Conversávamos sobre um amigo que ainda reluta sobre o que
gostaria de ser quando crescer quando a velha senhora liquidou o assunto: Pouca
vergonha. No meu tempo, aos 35 anos as pessoas já estavam com a vida resolvida.
O jovem rapaz em questão tem exatamente 35 anos, casou e se
separou, não tem filhos e está pensando em fazer outro curso na universidade,
já que não se adaptou à primeira profissão que escolheu. De fato, ele não está
com a vida resolvida.
Até pouco tempo atrás era assim, tínhamos um norte a seguir:
escolhíamos um par e um trabalho e, dali por diante, seríamos sensatos se não
trocássemos mais de rumo, gozando a aposentadoria dos desejos. Nunca mais se
preocupar com nada, apenas aproveitar a tal vida resolvida.
Havia quem simulasse direitinho a acomodação, mas se já
naquela época o apaziguamento não era tão bem resolvido assim, imagine hoje.
Hoje, minha senhora, a vida resolvida fica para depois que o
vivente bater as botas. Aí, sim, estará tudo resolvido, bem resolvido, três
palmos abaixo da terra. Antes, tem nada resolvido. Nada.

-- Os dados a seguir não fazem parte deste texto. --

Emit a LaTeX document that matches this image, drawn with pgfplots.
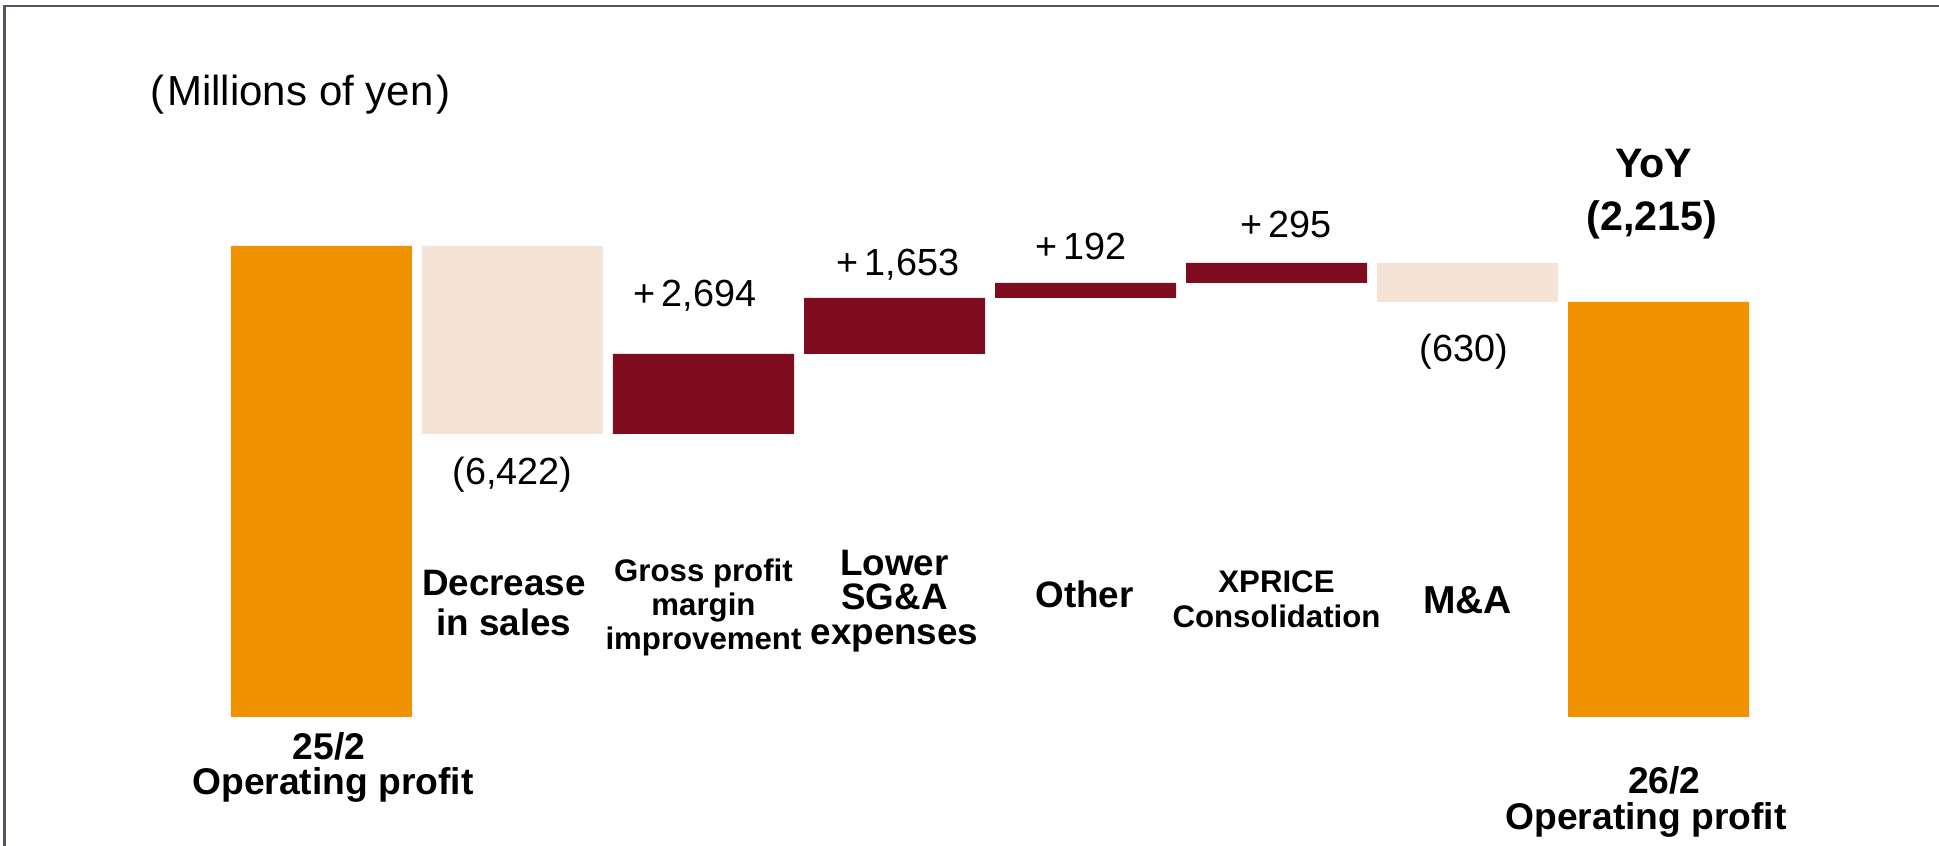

No fluir dos dias deste século 21, deixamos de ser
adolescentes indecisos para nos tornar adultos indecisos, mas vamos tateando,
vamos experimentando, que a palavra experiência é que tem justificado todas as
atitudes: a experiência de um hobby, de uma viagem, de um amor, de outro amor,
e de outro mais. A experiência de trabalhar com fotografia e depois trocar pela
experiência de trabalhar como professor de violoncelo, e então dirigir um
documentário sobre uma orquestra mirim. E depois abrir um restaurante
vietnamita, que logo fechará porque surgiu a oportunidade de viver uma
experiência botânica num parque no interior de Goiás. Sonhos prestes a se
realizarem até que outros sonhos chamem e novas experiências se descortinem: a
palavra movimento também está muito em uso, vale lembrar.
Experiência e movimento, dupla dinâmica – dinâmica mesmo –
que veio substituir casamento, família e profissão, o trio que amarrava o
cristão numa vida resolvida.
Bem vertiginosos, esses novos tempos em que é permitido
querer tudo e querer mais, em que ser considerado uma pessoa de confiança não
implica em criar raízes numa única cidade, e tampouco em ter uma única mulher
ou um único marido para sempre, mas alguns ao longo de uma vida longa. Filhos
do primeiro casamento, do segundo – e no terceiro, aleluia, a lua de mel
merecida, com os netos visitando de vez em quando. Inventam-se atividades
conforme a demanda: ainda haverá cursos profissionalizantes daqui a alguns
anos? A conclusão de uma faculdade será requisito fundamental para garantir um
futuro? Ainda existirá futuro ou o tempo se resumirá a um eterno presente,
renovável a cada segunda-feira?
Experiência, movimento.
A vida resolvida era segura, mas muito parada.